I remember life before Uber and I'd never heard of Seamless, until your comment. These businesses genuinely just used VC funding and exploitative contracts to undercut perfectly viable existing services.

Before Uber, I'd take public transport, phone for a minicab or walk to their office to get one. (and I still do)

Before Deliveroo, I'd call the local takeaway and get them to deliver, or walk there and collect it myself. (and I still do).

You can argue that they have improved the lives of people who find it hard to use the phone, However, that was already solved for food delivery before these new delivery services came along and I would be surprised if there weren't minicab firms that accepted SMS or web bookings.


Looks like you haven't lived in a city like Dallas. Public transport is a joke (which I did resort to when I finally run out of food; will take me half a day to do groceries and I need to come back home and shower). Cabs will take thirty minutes to come to your home and will charge outrageous amounts (4x what Uber used to charge initially).

When I say I'd just sit at home I wasn't joking. I and many friends (mostly women) would just not do shit most of the time and just watch TV instead. Hell I'd go years without visiting my cousin in Plano (a suburb) because commuting there is a multi day ordeal (I need to start from their home at 5 pm if I needed to use public transport).

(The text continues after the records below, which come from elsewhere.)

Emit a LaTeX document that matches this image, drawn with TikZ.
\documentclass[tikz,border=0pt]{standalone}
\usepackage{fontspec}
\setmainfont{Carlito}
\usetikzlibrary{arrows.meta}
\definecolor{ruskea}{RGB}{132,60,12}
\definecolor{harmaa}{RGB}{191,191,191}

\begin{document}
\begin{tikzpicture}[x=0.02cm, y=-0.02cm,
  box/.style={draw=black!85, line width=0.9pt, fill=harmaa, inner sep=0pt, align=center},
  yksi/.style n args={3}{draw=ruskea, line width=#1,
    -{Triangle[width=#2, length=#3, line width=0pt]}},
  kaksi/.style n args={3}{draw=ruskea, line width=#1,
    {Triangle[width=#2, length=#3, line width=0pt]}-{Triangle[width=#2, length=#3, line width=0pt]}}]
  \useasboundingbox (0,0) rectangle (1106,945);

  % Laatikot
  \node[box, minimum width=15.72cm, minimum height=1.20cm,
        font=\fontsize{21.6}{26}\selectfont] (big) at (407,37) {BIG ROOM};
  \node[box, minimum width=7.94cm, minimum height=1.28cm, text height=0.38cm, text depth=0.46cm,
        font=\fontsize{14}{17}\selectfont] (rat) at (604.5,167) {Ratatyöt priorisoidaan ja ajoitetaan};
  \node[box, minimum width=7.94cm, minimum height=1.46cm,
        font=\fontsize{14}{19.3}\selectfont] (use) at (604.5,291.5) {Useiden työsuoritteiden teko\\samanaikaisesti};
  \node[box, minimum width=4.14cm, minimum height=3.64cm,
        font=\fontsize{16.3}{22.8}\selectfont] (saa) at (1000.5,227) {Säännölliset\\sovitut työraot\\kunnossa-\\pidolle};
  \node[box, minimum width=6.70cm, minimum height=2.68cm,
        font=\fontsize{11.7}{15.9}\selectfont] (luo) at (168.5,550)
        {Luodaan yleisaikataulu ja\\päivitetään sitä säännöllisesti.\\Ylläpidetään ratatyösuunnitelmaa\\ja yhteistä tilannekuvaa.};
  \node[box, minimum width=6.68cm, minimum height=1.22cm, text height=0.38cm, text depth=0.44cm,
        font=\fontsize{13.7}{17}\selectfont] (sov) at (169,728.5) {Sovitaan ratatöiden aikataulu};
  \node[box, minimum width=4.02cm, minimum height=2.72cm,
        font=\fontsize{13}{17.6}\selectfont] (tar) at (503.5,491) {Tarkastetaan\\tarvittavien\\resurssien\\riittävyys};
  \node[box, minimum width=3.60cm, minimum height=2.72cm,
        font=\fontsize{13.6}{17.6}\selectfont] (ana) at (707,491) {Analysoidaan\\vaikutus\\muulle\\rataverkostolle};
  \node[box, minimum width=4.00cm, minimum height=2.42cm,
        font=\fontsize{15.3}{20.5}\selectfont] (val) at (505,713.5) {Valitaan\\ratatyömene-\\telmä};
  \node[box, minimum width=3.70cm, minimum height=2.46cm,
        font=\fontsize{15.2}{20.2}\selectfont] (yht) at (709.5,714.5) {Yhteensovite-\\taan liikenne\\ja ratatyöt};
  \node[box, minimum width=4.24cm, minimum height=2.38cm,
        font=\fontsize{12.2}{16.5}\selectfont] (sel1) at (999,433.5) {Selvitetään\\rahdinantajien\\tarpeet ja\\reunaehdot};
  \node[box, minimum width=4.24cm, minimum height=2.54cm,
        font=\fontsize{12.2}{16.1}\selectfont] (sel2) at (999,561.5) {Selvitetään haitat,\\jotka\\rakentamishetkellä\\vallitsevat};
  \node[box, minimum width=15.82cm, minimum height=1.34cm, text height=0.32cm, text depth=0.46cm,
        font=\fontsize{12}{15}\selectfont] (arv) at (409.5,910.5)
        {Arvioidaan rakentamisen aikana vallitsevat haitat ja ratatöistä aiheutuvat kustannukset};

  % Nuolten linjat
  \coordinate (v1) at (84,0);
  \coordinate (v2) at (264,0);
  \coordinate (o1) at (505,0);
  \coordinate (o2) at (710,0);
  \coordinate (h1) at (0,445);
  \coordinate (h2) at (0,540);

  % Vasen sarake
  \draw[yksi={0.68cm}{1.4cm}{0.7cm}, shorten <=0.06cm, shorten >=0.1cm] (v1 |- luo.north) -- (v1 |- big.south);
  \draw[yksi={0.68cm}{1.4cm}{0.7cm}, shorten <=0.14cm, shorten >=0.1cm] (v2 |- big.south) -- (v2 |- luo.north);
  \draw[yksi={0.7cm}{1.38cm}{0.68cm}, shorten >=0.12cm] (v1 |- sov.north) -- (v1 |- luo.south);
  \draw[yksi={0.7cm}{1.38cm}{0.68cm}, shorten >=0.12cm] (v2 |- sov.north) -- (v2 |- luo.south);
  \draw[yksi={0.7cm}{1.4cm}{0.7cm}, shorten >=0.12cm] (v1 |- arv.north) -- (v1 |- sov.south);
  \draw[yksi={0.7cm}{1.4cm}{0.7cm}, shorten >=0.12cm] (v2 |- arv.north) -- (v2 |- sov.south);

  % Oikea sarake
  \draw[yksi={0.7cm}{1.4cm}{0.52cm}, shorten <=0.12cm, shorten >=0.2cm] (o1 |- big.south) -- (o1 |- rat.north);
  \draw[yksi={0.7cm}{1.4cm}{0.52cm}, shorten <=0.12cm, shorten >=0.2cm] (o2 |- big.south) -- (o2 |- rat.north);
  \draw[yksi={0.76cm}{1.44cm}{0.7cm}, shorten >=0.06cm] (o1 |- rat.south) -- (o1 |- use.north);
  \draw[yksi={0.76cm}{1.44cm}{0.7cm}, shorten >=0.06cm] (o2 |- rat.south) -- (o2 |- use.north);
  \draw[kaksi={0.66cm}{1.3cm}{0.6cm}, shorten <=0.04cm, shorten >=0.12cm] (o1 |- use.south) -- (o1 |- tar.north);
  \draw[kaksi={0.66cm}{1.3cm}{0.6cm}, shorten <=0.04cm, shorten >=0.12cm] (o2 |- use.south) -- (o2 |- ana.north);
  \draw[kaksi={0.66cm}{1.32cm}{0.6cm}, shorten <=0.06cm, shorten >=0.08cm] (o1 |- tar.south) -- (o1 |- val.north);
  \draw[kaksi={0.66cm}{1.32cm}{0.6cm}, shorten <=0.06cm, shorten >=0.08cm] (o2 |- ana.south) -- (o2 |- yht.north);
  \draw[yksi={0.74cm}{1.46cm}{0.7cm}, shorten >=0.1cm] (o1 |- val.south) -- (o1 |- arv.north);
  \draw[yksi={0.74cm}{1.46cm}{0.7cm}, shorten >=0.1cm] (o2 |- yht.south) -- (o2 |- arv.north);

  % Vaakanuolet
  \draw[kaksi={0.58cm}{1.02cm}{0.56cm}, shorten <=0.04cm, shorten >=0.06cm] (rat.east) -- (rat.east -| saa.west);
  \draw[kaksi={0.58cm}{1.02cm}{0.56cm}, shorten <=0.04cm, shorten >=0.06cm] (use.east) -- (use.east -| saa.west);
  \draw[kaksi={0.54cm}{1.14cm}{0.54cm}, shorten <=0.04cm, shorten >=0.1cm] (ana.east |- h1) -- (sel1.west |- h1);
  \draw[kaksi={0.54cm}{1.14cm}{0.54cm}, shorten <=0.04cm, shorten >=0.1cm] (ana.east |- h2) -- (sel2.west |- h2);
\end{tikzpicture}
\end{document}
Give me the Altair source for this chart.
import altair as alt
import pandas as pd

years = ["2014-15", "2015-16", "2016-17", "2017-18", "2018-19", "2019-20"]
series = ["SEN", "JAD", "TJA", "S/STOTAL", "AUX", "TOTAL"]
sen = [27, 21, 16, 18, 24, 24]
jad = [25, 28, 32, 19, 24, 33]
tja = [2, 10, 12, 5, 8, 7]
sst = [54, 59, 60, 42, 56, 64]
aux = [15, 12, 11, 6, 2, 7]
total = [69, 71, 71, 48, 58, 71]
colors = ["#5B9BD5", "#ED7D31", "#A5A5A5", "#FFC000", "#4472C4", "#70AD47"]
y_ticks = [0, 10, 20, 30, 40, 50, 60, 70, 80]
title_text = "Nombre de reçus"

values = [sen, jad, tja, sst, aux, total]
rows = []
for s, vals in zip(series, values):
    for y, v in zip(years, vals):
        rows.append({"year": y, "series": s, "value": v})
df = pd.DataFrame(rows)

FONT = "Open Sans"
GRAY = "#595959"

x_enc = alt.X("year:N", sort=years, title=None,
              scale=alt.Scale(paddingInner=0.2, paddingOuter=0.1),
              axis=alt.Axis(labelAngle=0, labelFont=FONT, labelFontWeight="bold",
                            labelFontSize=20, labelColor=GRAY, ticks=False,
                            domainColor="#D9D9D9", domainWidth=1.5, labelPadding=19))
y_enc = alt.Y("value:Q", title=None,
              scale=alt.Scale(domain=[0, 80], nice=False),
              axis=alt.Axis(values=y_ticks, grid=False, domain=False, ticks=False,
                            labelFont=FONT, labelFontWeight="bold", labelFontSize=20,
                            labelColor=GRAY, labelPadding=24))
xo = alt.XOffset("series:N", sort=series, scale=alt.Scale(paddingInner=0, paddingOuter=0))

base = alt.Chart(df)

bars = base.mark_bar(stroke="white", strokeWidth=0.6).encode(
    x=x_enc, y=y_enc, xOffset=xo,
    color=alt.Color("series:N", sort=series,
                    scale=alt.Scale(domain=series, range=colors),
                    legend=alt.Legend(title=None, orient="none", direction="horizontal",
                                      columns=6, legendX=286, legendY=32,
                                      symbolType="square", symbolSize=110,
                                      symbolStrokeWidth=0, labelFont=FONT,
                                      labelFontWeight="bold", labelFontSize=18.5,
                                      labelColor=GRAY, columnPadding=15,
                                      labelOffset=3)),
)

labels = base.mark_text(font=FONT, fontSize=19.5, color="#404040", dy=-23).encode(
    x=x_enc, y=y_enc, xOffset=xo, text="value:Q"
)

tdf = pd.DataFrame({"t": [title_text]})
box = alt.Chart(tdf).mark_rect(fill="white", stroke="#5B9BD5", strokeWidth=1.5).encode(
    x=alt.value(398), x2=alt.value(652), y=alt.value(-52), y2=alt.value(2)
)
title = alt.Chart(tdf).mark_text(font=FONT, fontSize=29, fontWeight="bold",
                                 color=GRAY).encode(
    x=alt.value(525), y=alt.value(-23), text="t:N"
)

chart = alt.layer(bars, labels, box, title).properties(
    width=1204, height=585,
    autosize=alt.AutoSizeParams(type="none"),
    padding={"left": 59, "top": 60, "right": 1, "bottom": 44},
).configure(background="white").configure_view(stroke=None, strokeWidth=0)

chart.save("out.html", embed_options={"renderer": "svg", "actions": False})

Did I and others just exploit Ubers unreasonably cheap prices? Yes. Did it improbe our lives measurably? Also yes. If you were lucky enough to live in New York or some city like that power to you but not every place was blessed.


That's true. I have only lived in walkable areas. This is because I have not owned a car until recently.

I understand that public transport and minicabs are poor in tiny villages where the only amenities are a pub and a church, but I assume that when something is a city, it is a large built-up area with all the normal amenities that I expect of a city (shops, offices, entertainment, bus routes, possibly a light railway etc.). Is Dallas really not like that? What is it? Just miles and miles of big houses?

Out of curiosity, what caused you to live in a car-dependent area without a car?


In Vietnam Grab drivers actually make a decent amount of money because a lot of their customers are middle class (relative to Vietnam). I don't think they're missing out on that much business by not having lower prices because you still see them everywhere (17 at a red light is the most I've ever seen) and people who can't afford Grab will use public transportation or their own motorbikes (student jobs may pay 20k-50k/hr, a bus ticket is 6k and a 10km GrabBike ride can be 70k, 4-5km is like 35k). A college graduate after some time may make 100k-200k/hr, and yet you'll still find a large class of people buying the latest iPhones (which would cost around 25 million).

I guess the US is a different environment where there's not enough customers who could afford realistic prices for Uber, and there's not enough alternatives for those who can't afford a personal vehicle.


That has a lot more to do with the tech and distribution model they unlocked than financial viability. In Europe Uber drivers are private (company) drivers, not contractors, and it still works. There is a ton of money in transport, Uber is not even cheap if you’re not in tech / top earners.